Tuesday, December 27, 2005

Best of 2005 – Music

I did a crappy job getting out to hear music or keeping up on recordings on my own this year. Mostly I followed Chris Davis around, Angle of View and then 310 Chestnut. Here are the shows I did hear that are most worth noting:

Cecil Taylor Trio. This was my second time hearing him, first time with a trio. This was surely a case where seeing him live helps you hear what he is building his music out of and how it fits together. At the Iridium in NY.

TM Krishna. I’ve been listening to Indian music a long time, although only slightly above idly. The performance by this Carnatic vocalist took me to a new level of connection to this music. I would say a new level of comprehension, but I’m not sure how well I understand what is going on. No, this had more to do with my emotional response to the music, to its details as well as larger form shapes. Krishna has a great voice, strong in all its parts, and as you go with him into the performance he creates tremendous energy, spinning out phrase after phrase that drives to tension points derived from phrasing and timbre, not always from piling up speedy runs. I’ve decided that vocal music is the ne plus ultra of Indian music, with all the instrumentalists huddled around aspiring to vocal qualities. At Sri Ganesha Temple in Bellevue.

No Neck Blues Band. This was one of Chris’ shows at Angle of View. The basic substance of NNCK is very good, a ritualistic practice of a catholic sort that absorbs everything good from music of the last 40 years or the last forever. From what I’ve heard their shows can be up and down. My experience was this was a good show, with real religious fervor to it.

Susan Alcorn. I’ve posted a bunch about Susan already. This is the second year running she’s come through Nashville during the summer. She played her piece about the twin shafts of light memorial in NY, which builds into a violent climax that resolves into Curtis Mayfield’s "People Get Ready". I had read about the piece but this was the first I’ve heard it.

http://perambulating.blogspot.com/2005/07/curtis-mayfield-saves-day.html

Ian Bostridge. It’s been a long, long time since I’ve heard a classical singer of this caliber. And he did an all-Schubert program, no lame show tunes or anything else intended to please the presumed masses. Bostridge dramatizes while he sings, sometimes leaning over and clutching the piano cover, that sort of thing, but you get used to it. The material is so good. That night I was particularly taken with the quality of the poetry, most of which wasn’t poets I think of as major in German literature, like Mayrhofer and Schulze. But I’m probably just showing my ignorance of German literary history.

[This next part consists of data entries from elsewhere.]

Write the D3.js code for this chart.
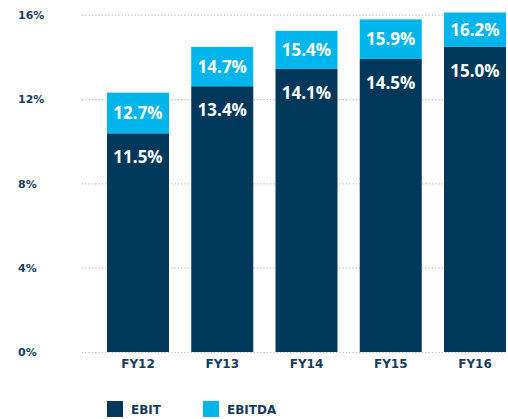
<!DOCTYPE html>
<html>
<head>
<meta charset="utf-8">
<script src="https://cdn.jsdelivr.net/npm/d3@7"></script>
<style>
  body { margin: 0; background: #fff; }
  svg text { font-family: "DejaVu Sans", sans-serif; font-weight: 700; }
  svg text.val { font-family: "Open Sans", "Liberation Sans", sans-serif; }
</style>
</head>
<body>
<svg id="chart" width="508" height="419"></svg>
<script>
// data
var years = ["FY12", "FY13", "FY14", "FY15", "FY16"];
var ebit = [11.5, 13.4, 14.1, 14.5, 15.0];
var ebitda = [12.7, 14.7, 15.4, 15.9, 16.2];
var yTicks = [0, 4, 8, 12, 16];
var legendNames = ["EBIT", "EBITDA"];

var navy = "#00385c";
var cyan = "#00b5ec";
var textNavy = "#173d5e";

var svg = d3.select("#chart");

var rows = years.map(function(d, i) {
    return { year: d, ebit: ebit[i], ebitda: ebitda[i] };
});

var xScale = d3.scaleBand()
    .domain(years)
    .range([95.9, 517.1])
    .paddingInner(0.264)
    .paddingOuter(0.132);

// axis / gridline scale
var yScale = d3.scaleLinear()
    .domain([0, 16])
    .range([352, 14.7]);

// the artwork's bars are not drawn to the axis, so they get their own scales
var yEbit = d3.scaleLinear()
    .domain([0, 16])
    .range([418.3, 21.8]);

var yEbitda = d3.scaleLinear()
    .domain([0, 16])
    .range([383.3, 17.1]);

var base = yScale(0);

// gridlines + y labels
var yAxis = d3.axisLeft(yScale)
    .tickValues(yTicks)
    .tickSize(-423)
    .tickFormat(function(d) { return d + "%"; });

var gy = svg.append("g")
    .attr("transform", "translate(82,0)")
    .call(yAxis);

gy.select(".domain").remove();
gy.selectAll("line")
    .attr("stroke", "#aebccb")
    .attr("stroke-width", 1.2)
    .attr("stroke-dasharray", "1.2,2.1");
gy.selectAll("text")
    .attr("x", -64)
    .attr("dy", "0.35em")
    .style("text-anchor", "start")
    .style("font-size", "11px")
    .attr("fill", textNavy);

// bars
var bars = svg.append("g").selectAll("g")
    .data(rows)
    .enter().append("g");

bars.append("rect")
    .attr("x", function(d) { return xScale(d.year); })
    .attr("width", xScale.bandwidth())
    .attr("y", function(d) { return yEbit(d.ebit); })
    .attr("height", function(d) { return base - yEbit(d.ebit); })
    .attr("fill", navy);

bars.append("rect")
    .attr("x", function(d) { return xScale(d.year); })
    .attr("width", xScale.bandwidth())
    .attr("y", function(d) { return yEbitda(d.ebitda); })
    .attr("height", function(d) { return yEbit(d.ebit) - yEbitda(d.ebitda); })
    .attr("fill", cyan);

bars.append("text")
    .attr("class", "val")
    .attr("x", function(d) { return xScale(d.year) + xScale.bandwidth() / 2; })
    .attr("y", function(d) { return (yEbitda(d.ebitda) + yEbit(d.ebit)) / 2 + 6; })
    .attr("text-anchor", "middle")
    .style("font-size", "17px")
    .attr("fill", "#fff")
    .text(function(d) { return d.ebitda.toFixed(1) + "%"; });

bars.append("text")
    .attr("class", "val")
    .attr("x", function(d) { return xScale(d.year) + xScale.bandwidth() / 2; })
    .attr("y", function(d) { return yEbit(d.ebit) + 30; })
    .attr("text-anchor", "middle")
    .style("font-size", "17px")
    .attr("fill", "#fff")
    .text(function(d) { return d.ebit.toFixed(1) + "%"; });

// x labels
var xAxis = d3.axisBottom(xScale)
    .tickSize(0)
    .tickPadding(7);

var gx = svg.append("g")
    .attr("transform", "translate(0," + base + ")")
    .call(xAxis);

gx.select(".domain").remove();
gx.selectAll("text")
    .style("font-size", "12px")
    .attr("fill", textNavy);

// legend
var legend = svg.append("g").selectAll("g")
    .data(legendNames)
    .enter().append("g")
    .attr("transform", function(d, i) { return "translate(" + (107 + i * 96) + ",401)"; });

legend.append("rect")
    .attr("width", 16)
    .attr("height", 16)
    .attr("fill", function(d, i) { return i == 0 ? navy : cyan; });

legend.append("text")
    .attr("x", 24)
    .attr("y", 12.5)
    .style("font-size", "12px")
    .attr("fill", textNavy)
    .text(function(d) { return d; });
</script>
</body>
</html>
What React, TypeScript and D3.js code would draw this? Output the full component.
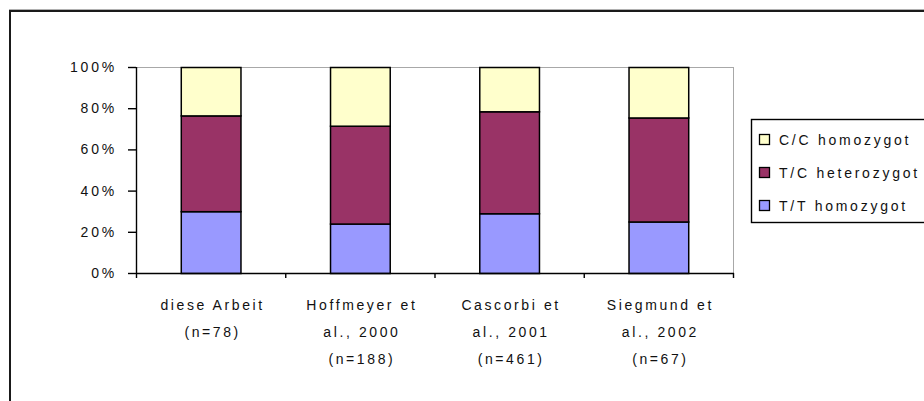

Carol Genetti/Jack Wright/Jon Mueller. Carol’s a friend from Chicago, and this was her first time in Nashville. Their show had very nice focus, and created a nice visual set up around Erin Hewgley’s hair-covered bed frame. This was definitely in the low db school of small sounds, which means that you can hear Carol, although I have to say I get impatient with the style and want people to cut loose. That’s probably shallow of me, but I also know Carol and Jack can do that well.

W-S Burn. Another 310 Chestnut show courtesy of Chris. I posted on these guys. I had never heard of them, but thought the songs and sounds were great. I think what I liked best was how they come across as very loose, haphazard, but that turns out to be deceptive as the threads drop into focus at just the right time. http://perambulating.blogspot.com/2005/10/w-s-burn.html

Among the musical disappointments were Sandip Burman, a tabla tarang player who opened a Nashville Symphony Orchestra performance of Messiaen’s Turnagalila Symphony. The program sounded good in theory, but Burman’s seemed stuck between delivering a lecture and a performance. The Symphony’s reading of the Messiaen was good. Also, a concert at Sherith Israel by Moshe Tessone of Sephardic music. I thought this would be some of the exquisite Iberian and Moroccan stuff you hear on things like the Fez Festival of World Sacred Music, but this was more pop music, better than your usual wedding reception but not out of place there. It was interesting enough to hear, but not quite what I expected.

Like I said, I’m the last person to ask about new recordings. Philip Gayle finally released his recording on Family Vineyard, the Mommy Row. I’m going to review it here one of these days. And for Christmas my wife bought me Jim Baker’s solo album, which came out this year and was long overdue. And the Tito Puente 2-disc retro set that came out this year. These are all really good.